Substituting $v$ and $\frac{dv}{dx}$ into the original Bernoulli's equation, we get:

$$ (1-n)y^{-n}\frac{dy}{dx} + (1-n)P(x)y^{1-n} = (1-n)Q(x) $$

Simplifying, we obtain a linear ODE in terms of $v$:

$$ \frac{dv}{dx} + (1-n)P(x)v = (1-n)Q(x) $$

This linear ODE can be solved using standard methods for linear ODEs, such as integrating factors.

Solving the Linear ODE

Once we have the linear ODE in terms of $v$, we can solve it using the integrating factor method. The integrating factor, $\mu(x)$, is given by:

$$ \mu(x) = e^{\int (1-n)P(x) dx} $$

Multiplying the linear ODE by $\mu(x)$, we get:

$$ \mu(x)\frac{dv}{dx} + \mu(x)(1-n)P(x)v = \mu(x)(1-n)Q(x) $$

The left-hand side of this equation is the derivative of the product $\mu(x)v$, so we can write:

$$ \frac{d}{dx}[\mu(x)v] = \mu(x)(1-n)Q(x) $$

Integrating both sides with respect to $x$ gives:

$$ \mu(x)v = \int \mu(x)(1-n)Q(x) dx + C $$

where $C$ is the constant of integration. Solving for $v$, we have:

$$ v = \frac{1}{\mu(x)}\left(\int \mu(x)(1-n)Q(x) dx + C\right) $$

Finally, we substitute back $v = y^{1-n}$ to find the solution for $y$:

$$ y^{1-n} = \frac{1}{\mu(x)}\left(\int \mu(x)(1-n)Q(x) dx + C\right) $$

$$ y = \left(\frac{1}{\mu(x)}\left(\int \mu(x)(1-n)Q(x) dx + C\right)\right)^{\frac{1}{1-n}} $$

Examples

Let's consider an example to illustrate the solution process.

Example 1:

Solve the Bernoulli's equation:

$$ \frac{dy}{dx} - \frac{2}{x}y = -\frac{2}{x^3}y^2 $$

Here, $P(x) = -\frac{2}{x}$, $Q(x) = -\frac{2}{x^3}$, and $n = 2$.

Make the substitution $v = y^{1-2} = y^{-1}$, so $\frac{dv}{dx} = -y^{-2}\frac{dy}{dx}$.
The equation becomes $\frac{dv}{dx} - \frac{2}{x}v = 2/x^3$.
The integrating factor is $\mu(x) = e^{\int -2/x dx} = e^{-2\ln|x|} = x^{-2}$.
Multiply through by the integrating factor: $x^{-2}\frac{dv}{dx} - 2x^{-3}v = 2x^{-5}$.
Integrate both sides: $\int d(x^{-2}v) = \int 2x^{-5} dx$.
Solving the integrals gives $x^{-2}v = -\frac{2}{3}x^{-3} + C$.
Solve for $v$: $v = -\frac{2}{3x} + Cx^2$.
Substitute back $v = y^{-1}$: $y^{-1} = -\frac{2}{3x} + Cx^2$.
Finally, solve for $y$: $y = \frac{1}{-\frac{2}{3x} + Cx^2}$.

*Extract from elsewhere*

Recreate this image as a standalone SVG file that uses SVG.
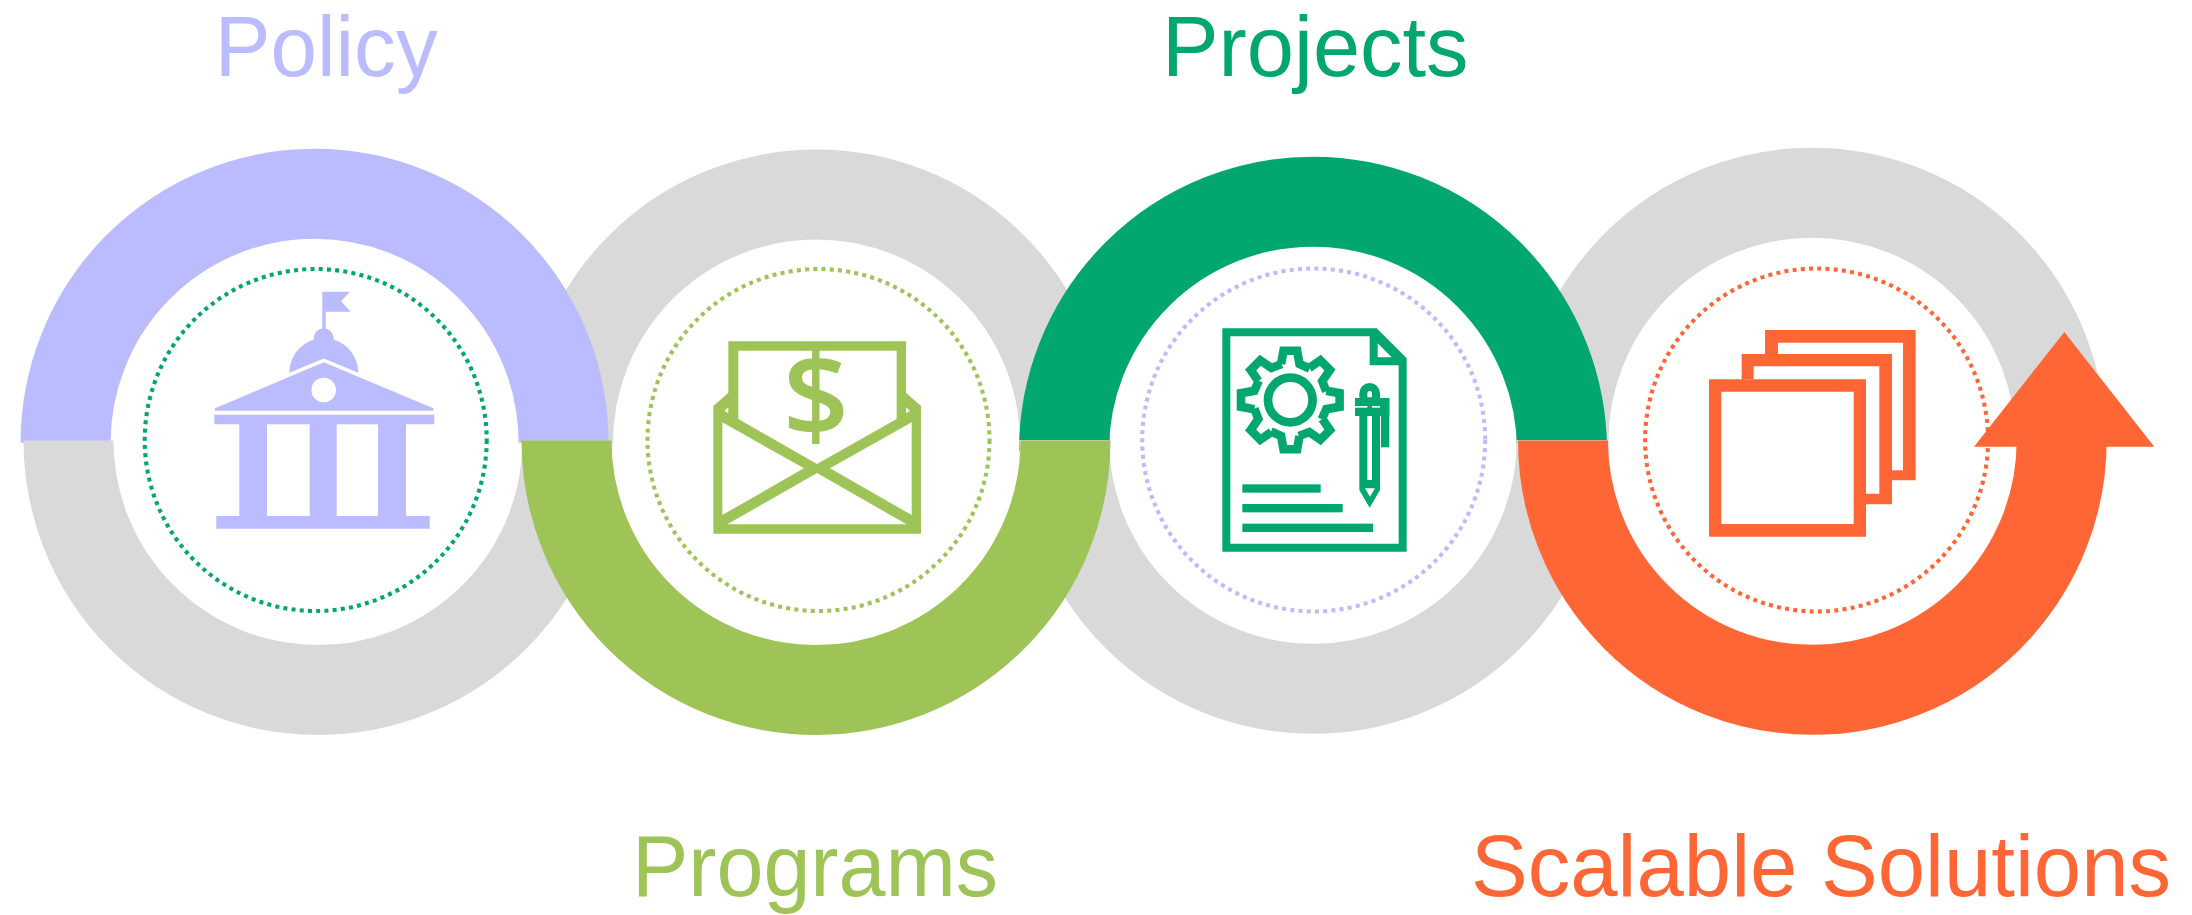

Differences and Important Points

Feature	Linear ODE	Bernoulli's Equation
Form	$\frac{dy}{dx} + P(x)y = Q(x)$	$\frac{dy}{dx} + P(x)y = Q(x)y^n$
Linearity	Linear	Nonlinear (unless $n = 0$ or $n = 1$)
Solution Method	Integrating factor, variation of parameters, etc.	Transform to linear ODE, then use linear methods
General Solution	$y = e^{-\int P(x) dx} \left(\int Q(x)e^{\int P(x) dx} dx + C\right)$	$y = \left(\frac{1}{\mu(x)}\left(\int \mu(x)(1-n)Q(x) dx + C\right)\right)^{\frac{1}{1-n}}$

The solution of Bernoulli's equation involves transforming it into a linear ODE, which can then be solved using standard methods for linear ODEs. The substitution $v = y^{1-n}$ is key to this transformation, and the integrating factor method is often used to solve the resulting linear ODE. The final solution for $y$ is obtained by substituting back for $v$ and solving for $y$.